# Computer won't detect my CD ROM at start up



## Brendalynn (Aug 8, 2006)

Hello Fellow Readers,

I have had this computer for 2 years now and I haven't bothered to fix the problem up until now.
At start up, my computer will not detect that I have a CD ROM drive connected to it. I put any CD in (music or program) then try to run it, cause it won't auto play obviousely but I get a message saying the specified drive is not available or somethng like that. I have to go through the process of Add/Remove Hardware, then my computer detects all plug and play and then my CD ROM drive appears in the list, so I click that one to troubleshoot, it says "This device is working properly" and then i go on to start the troubleshoot but all the possible things that troubleshoot mentions is not what any of my problems are. Now if I go back to "My Computer" , the CD ROM drive is there, and I can play or run CD.
So now, what I am trying to do is get my computer to always detect my CD Rom.
I am trying to upgrade my operating system and as it goes through the process it needs to restart several times but then when it goes to restart, it doesen't recognize the CD Rom and therefore it can't continue where it left off, and at this point I can't get into the Add/Remove hardware to make my computer detect the CD ROM.
Now I have gone throught the process of updating the driver for my CD ROM but it says there is already a compatible driver installed for this device.
So I am really hoping someone can help me with this. I need to get my computer to always detect my CD ROM without going through the troubleshooting process.
My operating system is Windows 2000 porfessional edition.
Thank you in advance for your help.
Brenda-Lynn


----------



## Doby (Jan 17, 2006)

This may help http://support.microsoft.com/kb/315378/en-us#appliesto


----------



## Brendalynn (Aug 8, 2006)

*I'm at my wits end with this CDROM*

Well Friends I've tried a few things to my computer and I have the same problem.
This is what I have tried so far;

#1....Uninstalled my CDROM and Driver through the Add/Remove hardware, then I went back in to see if it was gone and the troubleshooter detected all plug & play devices and re-installed it and the driver on its own. Went into My Computer and the CD Drive Icon was there. I am now able to play a music or run a program CD and it will work. But when I turned my computer off and on again, the CD Drive icon was gona again, to make it appear and play music or run a program I have to go through the Add/Remove Hardware to detect the device and then I'm good to go, the CD Drive icon appears in My Computer.

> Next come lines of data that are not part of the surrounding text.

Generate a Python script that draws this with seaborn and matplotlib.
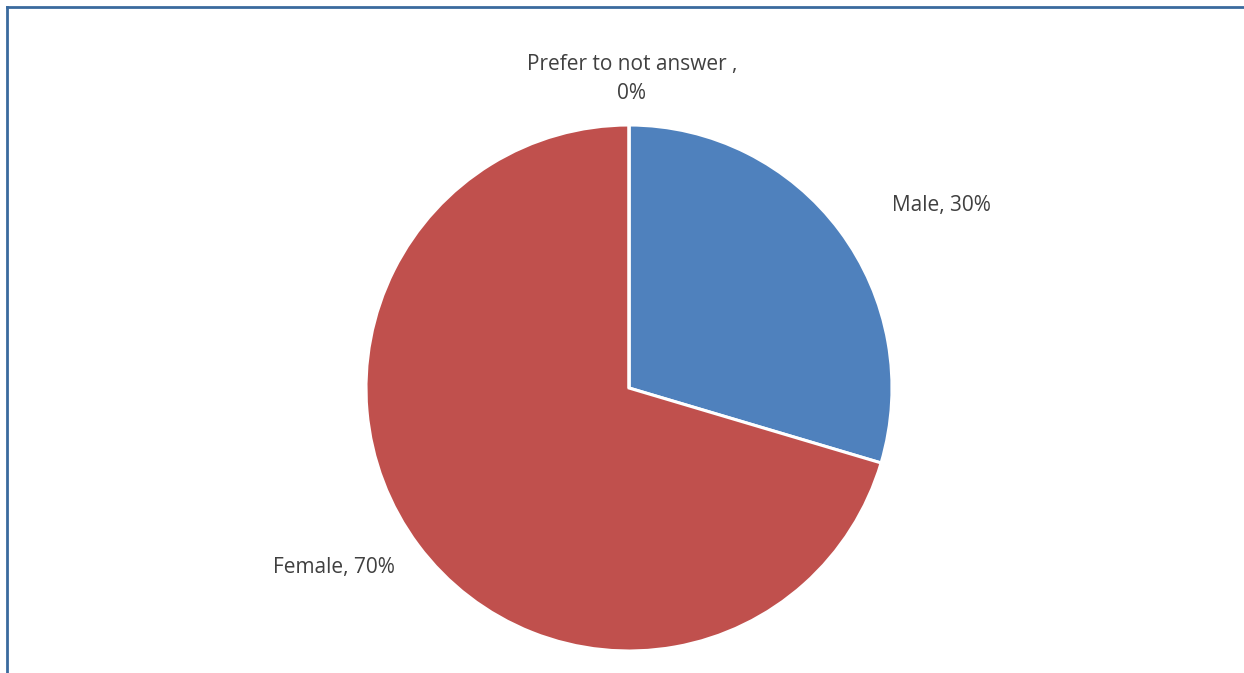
import matplotlib
matplotlib.use("Agg")
import matplotlib.pyplot as plt
import seaborn as sns

categories = ["Male", "Female", "Prefer to not answer "]
values = [29.6, 70.4, 0.0]
colors = ["#4F81BD", "#C0504D", "#9BBB59"]

sns.set_theme(style="white")
plt.rcParams["font.family"] = ["Open Sans", "DejaVu Sans"]

W, H = 1244, 673
fig = plt.figure(figsize=(W / 100, H / 100), dpi=100)
ax = fig.add_axes([0, 0, 1, 1])

cx, cy, r = 629, H - 388, 263
ax.pie(values, colors=colors, startangle=90, counterclock=False,
       center=(cx, cy), radius=r, frame=True,
       wedgeprops=dict(edgecolor="white", linewidth=2.2))
ax.set_xlim(0, W)
ax.set_ylim(0, H)
ax.set_aspect("equal")
ax.axis("off")

txt = dict(color="#404040", fontsize=15, ha="center", va="center")
pct = [f"{round(v):.0f}%" for v in values]
ax.text(941, H - 206, f"{categories[0]}, {pct[0]}", **txt)
ax.text(334, H - 568, f"{categories[1]}, {pct[1]}", **txt)
ax.text(632, H - 79, f"{categories[2]},\n{pct[2]}", linespacing=1.5, **txt)

# frame (top and left edges)
bc = "#3A6A9E"
ax.plot([7, 7], [-5, H - 7], color=bc, lw=2, solid_capstyle="projecting", clip_on=False)
ax.plot([7, W + 5], [H - 7, H - 7], color=bc, lw=2, solid_capstyle="projecting", clip_on=False)

fig.savefig("out.png", dpi=100, facecolor="white")
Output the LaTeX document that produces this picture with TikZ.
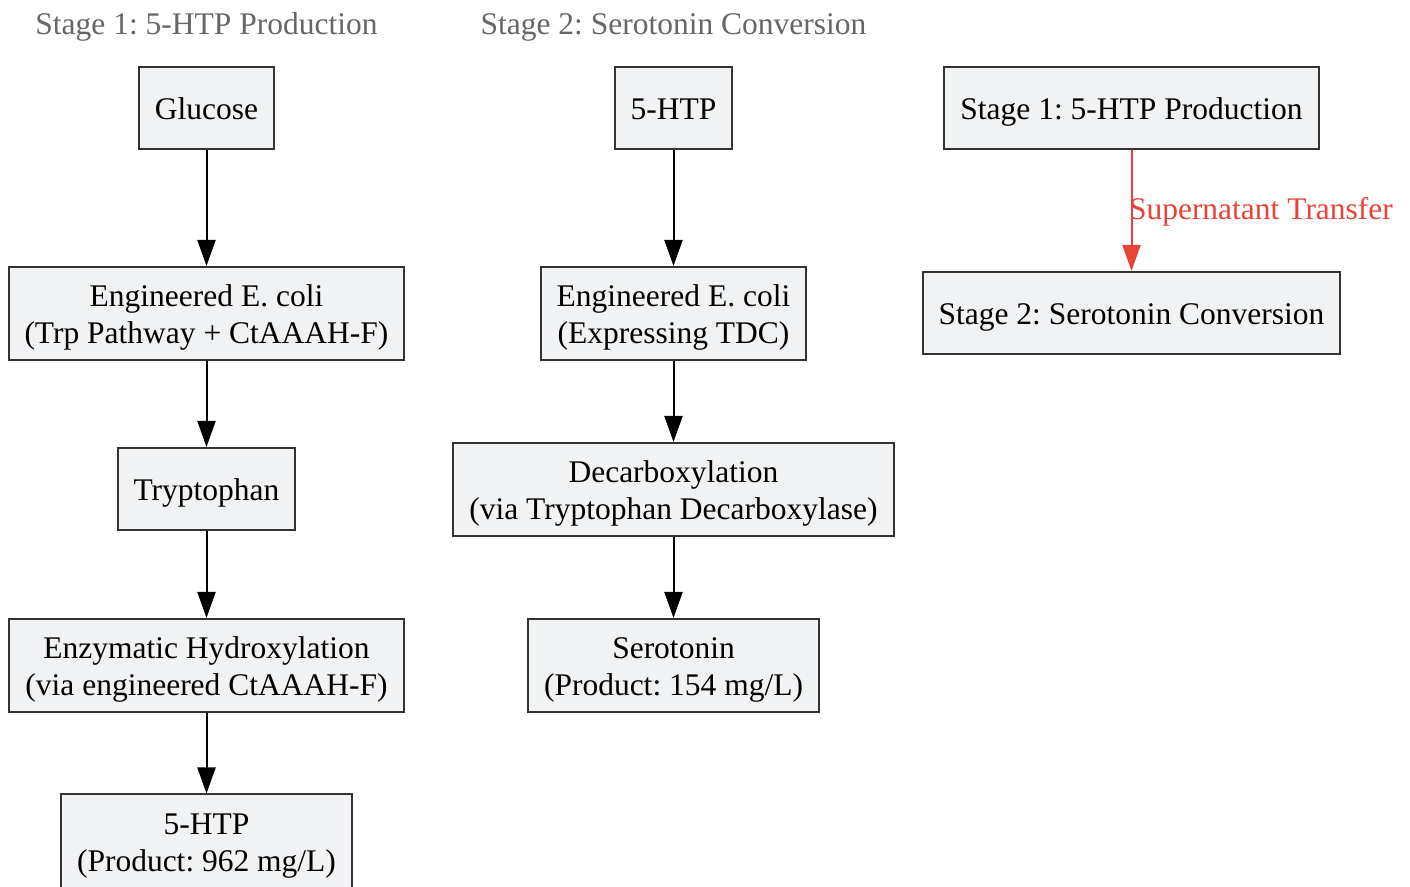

#2...Uninstalled the CDROM and Driver, then shut down the computer and started it back up, my computer detected a plug and play device, installed it and the driver. Went into My computer and still no CDROM icon, I had to go into the Add/Remove hardware troubleshooter to get it to appear in My Computer. I can now play a music CD or run a program Cd etc...

#3...Shut down computer, started it back up, went into BIOS utility setup and changed the startup sequence: 
Primary Startup Sequence
First startup device-----CD ROM
Second startup device--Hard Disk
Third""""""""""""""""""""""""--Disabled
Fourth""""""""""""""""""""""--Disabled

Automatic Power ON Startup Sequence
First Startup Device-----CD ROM
Second """"""""""""""""""""--Hard Disk
Third""""""""""""""""""""""""--Disabled
Fourth""""""""""""""""""""""--Disabled

None of these changes made any difference so I reversed them back.

So now what can I do ???
I don't know what kind of specs you need for my computer to help me, I have given a few already in my other thread for BIOS COMMANDS. If you need more just let me know.
Thank you

Brenda-Lynn


----------



## Brendalynn (Aug 8, 2006)

*Location of IDE devices etc...*

I've investigated a few more things pertaining to this madning situation and found something that I would like to know more about. (Please read my other threads to see what's been going on)

This is what I did;
I clicked on the properties of my C: drive and then on hardware, listed in there is this: -WDC AC313000R (location 0)
-HP USB DEVICE (location on usb mass storage device)
-FLOPPY DISK DRIVE (location on standard floppy disk controler)

No CD ROM was listed in there UNTIL I went into ADD/REMOVE HARDWARE and started the troubleshoot process.
Then it appeared in the list above as: LG CD-ROM CRD 8400B (location 0)

Now is it possible for 2 devices to have the same location ???
In BIOS setup utility it lists my IDE DRIVE SETUP as follows:
This is in the catagory DEVICES AND I/O PORTS
HARD DISK DRIVE 0
HARD DISK DRIVE 1
CD ROM DRIVE 2
HARD DISK DRIVE 3 

AND...
On the main system summary screen this is what it lists;
IDE Hard Disk drive 0 13020
IDE Hard Disk Drive 1 not installed
IDE CD ROM Drive 2 installed
IDE Hard Disk Drive 3 not installed

These IDE's have a number after each one, would this be the location or what do they refer to and what do the locations refer to in the properties ???

Thanks
Brenda-Lynn


----------